Yes, but you will be doing some extra work.
Regarding side effects, consider how the .net/plinq team is approaching. Plinq won't be able to enforce you hand it stuff with no side effects, but it will assume you do so and play by its rules so we get to use a simpler api. Even if the language doesn't have built-in support for it, it will still simplify things as you can break the operations more easily.
What I can do in one Turing complete language I can do in any other Turing complete language.
So I interpret your question to read, is it as easy to write a reliable and scalable application in C++ as it is in Erlang?

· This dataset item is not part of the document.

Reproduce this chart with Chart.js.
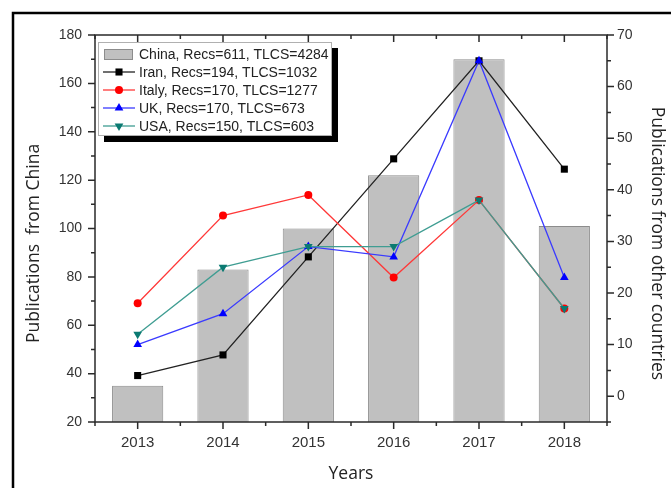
<!DOCTYPE html>
<html>
<head>
<meta charset="utf-8">
<script src="https://cdn.jsdelivr.net/npm/chart.js@4"></script>
<style>
html, body { margin: 0; padding: 0; background: #fff; }
#wrap { width: 671px; height: 488px; }
</style>
</head>
<body>
<div id="wrap"><canvas id="pubChart" width="671" height="488"></canvas></div>
<script>
const years = ['2013', '2014', '2015', '2016', '2017', '2018'];
const china = [35, 83, 100, 122, 170, 101];
const iran = [4, 8, 27, 46, 65, 44];
const italy = [18, 35, 39, 23, 38, 17];
const uk = [10, 16, 29, 27, 65, 23];
const usa = [12, 25, 29, 29, 38, 17];
const leftTicks = [20, 40, 60, 80, 100, 120, 140, 160, 180];
const rightTicks = [0, 10, 20, 30, 40, 50, 60, 70];
const legendLabels = [
    'China, Recs=611, TLCS=4284',
    'Iran, Recs=194, TLCS=1032',
    'Italy, Recs=170, TLCS=1277',
    'UK, Recs=170, TLCS=673',
    'USA, Recs=150, TLCS=603'
];

const FONT = '"Liberation Sans", Arial, sans-serif';
const TITLE_FONT = '"Open Sans", "Liberation Sans", sans-serif';

// small marker drawer for the hand-made legend
function drawMarker(ctx, style, x, y, r) {
    ctx.beginPath();
    if (style === 'rect') {
        const s = r * Math.SQRT1_2;
        ctx.rect(x - s, y - s, 2 * s, 2 * s);
    } else if (style === 'circle') {
        ctx.arc(x, y, r, 0, Math.PI * 2);
    } else if (style === 'triangle') {
        ctx.moveTo(x, y - r);
        ctx.lineTo(x + r * 0.87, y + r * 0.5);
        ctx.lineTo(x - r * 0.87, y + r * 0.5);
        ctx.closePath();
    } else if (style === 'triangleDown') {
        ctx.moveTo(x, y + r);
        ctx.lineTo(x + r * 0.87, y - r * 0.5);
        ctx.lineTo(x - r * 0.87, y - r * 0.5);
        ctx.closePath();
    }
    ctx.fill();
}

const originFrame = {
    id: 'originFrame',
    afterDraw(chart) {
        const ctx = chart.ctx;
        const area = chart.chartArea;
        const sx = chart.scales.x, sy = chart.scales.y, sy2 = chart.scales.y2;
        ctx.save();

        // outer figure frame
        ctx.strokeStyle = '#000';
        ctx.lineWidth = 2.5;
        ctx.beginPath();
        ctx.moveTo(13, 488);
        ctx.lineTo(13, 13);
        ctx.lineTo(671, 13);
        ctx.stroke();

        // axes box
        ctx.strokeStyle = '#2a2a2a';
        ctx.lineWidth = 1.5;
        ctx.strokeRect(area.left, area.top, area.right - area.left, area.bottom - area.top);

        ctx.beginPath();
        // left axis ticks (outward)
        leftTicks.forEach((v, i) => {
            const p = sy.getPixelForValue(v);
            ctx.moveTo(area.left - 7, p); ctx.lineTo(area.left, p);
            if (i < leftTicks.length - 1) {
                const m = sy.getPixelForValue(v + 10);
                ctx.moveTo(area.left - 4, m); ctx.lineTo(area.left, m);
            }
        });
        // right axis ticks (outward)
        rightTicks.forEach(v => {
            const p = sy2.getPixelForValue(v);
            ctx.moveTo(area.right, p); ctx.lineTo(area.right + 7, p);
            const m = sy2.getPixelForValue(v - 5);
            ctx.moveTo(area.right, m); ctx.lineTo(area.right + 4, m);
        });
        // bottom (outward) and top (inward) ticks
        years.forEach((y, i) => {
            const p = sx.getPixelForValue(i);
            ctx.moveTo(p, area.bottom); ctx.lineTo(p, area.bottom + 7);
            ctx.moveTo(p, area.top); ctx.lineTo(p, area.top + 7);
        });
        for (let i = 0; i <= years.length; i++) {
            const m = sx.getPixelForValue(i - 0.5);
            ctx.moveTo(m, area.bottom); ctx.lineTo(m, area.bottom + 4);
            ctx.moveTo(m, area.top); ctx.lineTo(m, area.top + 4);
        }
        ctx.stroke();

        // axis titles
        ctx.fillStyle = '#222';
        ctx.font = '17.5px ' + TITLE_FONT;
        ctx.textAlign = 'center';
        ctx.textBaseline = 'middle';
        const midY = (area.top + area.bottom) / 2 + 15;
        ctx.save();
        ctx.translate(34, midY);
        ctx.rotate(-Math.PI / 2);
        ctx.fillText('Publications  from China', 0, 0);
        ctx.restore();
        ctx.save();
        ctx.translate(657, midY);
        ctx.rotate(Math.PI / 2);
        ctx.fillText('Publications from other countries', 0, 0);
        ctx.restore();
        ctx.fillText('Years', (area.left + area.right) / 2, 474);

        // legend with shadow
        const lx = 98, ly = 42, lw = 234, lh = 94;
        ctx.fillStyle = '#000';
        ctx.fillRect(lx + 6, ly + 6, lw, lh);
        ctx.fillStyle = '#fff';
        ctx.fillRect(lx, ly, lw, lh);
        ctx.strokeStyle = '#b0b0b0';
        ctx.lineWidth = 1;
        ctx.strokeRect(lx + 0.5, ly + 0.5, lw - 1, lh - 1);

        ctx.font = '14px ' + FONT;
        ctx.textAlign = 'left';
        chart.data.datasets.forEach((ds, i) => {
            const cy = ly + 12 + i * 18;
            if (ds.type === 'bar') {
                ctx.fillStyle = ds.backgroundColor;
                ctx.fillRect(104, cy - 5, 29, 11);
                ctx.strokeStyle = ds.borderColor;
                ctx.strokeRect(104.5, cy - 4.5, 28, 10);
            } else {
                ctx.strokeStyle = ds.borderColor;
                ctx.lineWidth = 1.3;
                ctx.beginPath();
                ctx.moveTo(103, cy); ctx.lineTo(135, cy);
                ctx.stroke();
                ctx.fillStyle = ds.pointBackgroundColor;
                const st = ds.pointRotation === 180 ? 'triangleDown' : ds.pointStyle;
                drawMarker(ctx, st, 119, cy, ds.pointRadius);
            }
            ctx.fillStyle = '#222';
            ctx.fillText(legendLabels[i], 139, cy + 1);
        });

        ctx.restore();
    }
};

function lineSet(label, data, line, mark, style, r, rot, order) {
    return {
        type: 'line',
        label: label,
        data: data,
        yAxisID: 'y2',
        borderColor: line,
        borderWidth: 1.3,
        pointStyle: style,
        pointRadius: r,
        pointRotation: rot,
        pointBackgroundColor: mark,
        pointBorderColor: mark,
        pointBorderWidth: 0,
        tension: 0,
        order: order
    };
}

const tickFont = { family: FONT, size: 14 };

new Chart(document.getElementById('pubChart').getContext('2d'), {
    data: {
        labels: years,
        datasets: [
            {
                type: 'bar',
                label: 'China',
                data: china,
                yAxisID: 'y',
                backgroundColor: '#c0c0c0',
                borderColor: '#8c8c8c',
                borderWidth: 1,
                barPercentage: 0.6,
                categoryPercentage: 1.0,
                order: 5
            },
            lineSet('Iran', iran, '#222222', '#000000', 'rect', 5, 0, 4),
            lineSet('Italy', italy, '#ff3838', '#ff0000', 'circle', 4, 0, 3),
            lineSet('UK', uk, '#3a3aff', '#0000ff', 'triangle', 5, 0, 2),
            lineSet('USA', usa, '#3f9d92', '#0b7a72', 'triangle', 5, 180, 1)
        ]
    },
    options: {
        responsive: false,
        animation: false,
        layout: { padding: { top: 35, left: 0, right: 0, bottom: 0 } },
        plugins: {
            legend: { display: false },
            tooltip: { enabled: false }
        },
        scales: {
            x: {
                type: 'category',
                offset: true,
                grid: { display: false, drawTicks: false },
                border: { display: false },
                ticks: { font: { family: FONT, size: 15 }, color: '#333', padding: 12, maxRotation: 0 },
                afterFit: function(scale) { scale.height = 66; }
            },
            y: {
                type: 'linear',
                position: 'left',
                min: 20,
                max: 180,
                afterBuildTicks: function(scale) { scale.ticks = leftTicks.map(v => ({ value: v })); },
                grid: { display: false, drawTicks: false },
                border: { display: false },
                ticks: { font: tickFont, color: '#333', padding: 13 },
                afterFit: function(scale) { scale.width = 95; }
            },
            y2: {
                type: 'linear',
                position: 'right',
                min: -5,
                max: 70,
                afterBuildTicks: function(scale) { scale.ticks = rightTicks.map(v => ({ value: v })); },
                grid: { display: false, drawTicks: false },
                border: { display: false },
                ticks: { font: tickFont, color: '#333', padding: 10 },
                afterFit: function(scale) { scale.width = 64; }
            }
        }
    },
    plugins: [originFrame]
});
</script>
</body>
</html>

The answer to that is highly subjective. For me it is easier to write it in C++ for the following reasons:
I have already done it in C++ (at least three times).
I don't know Erlang.
I have read a great deal about Stackless Python, which feels to me like a highly concurrent message based cooperative multitasking system in python, but of course python is written on top of C.
Having said that. If you already know both languages, and you have the problem well defined, you can then make the best choice based on all the information you have at hand.
the main 'problem' with C (or C++) for writing reliable and easy to extend programs is that in C you can do anything. so, the first step would be to write a simple framework that restricts just a bit. most good programmers do that anyway.
in this case, the restrictions would be mostly to make it easy to define a 'process' within whatever level of isolation you want. fork() has a reputation of being slow, and threads also need significant time to spawn, so you might want to use a cooperative multitasking, which can be far more efficient, and you could even make it preemptive (i think that's what Erlang does). to get multi-core efficiency, set a pool of threads and make all of them complete to run the tasks.
another important part would be to create an appropriate library of immutable data structures, so that using them (instead of the standard lib) your functions would be (mostly) side-effect-free.
then it's just a matter of setting a good API for message passing and futures... not easy, but at least it doesn't seem like changing the language itself.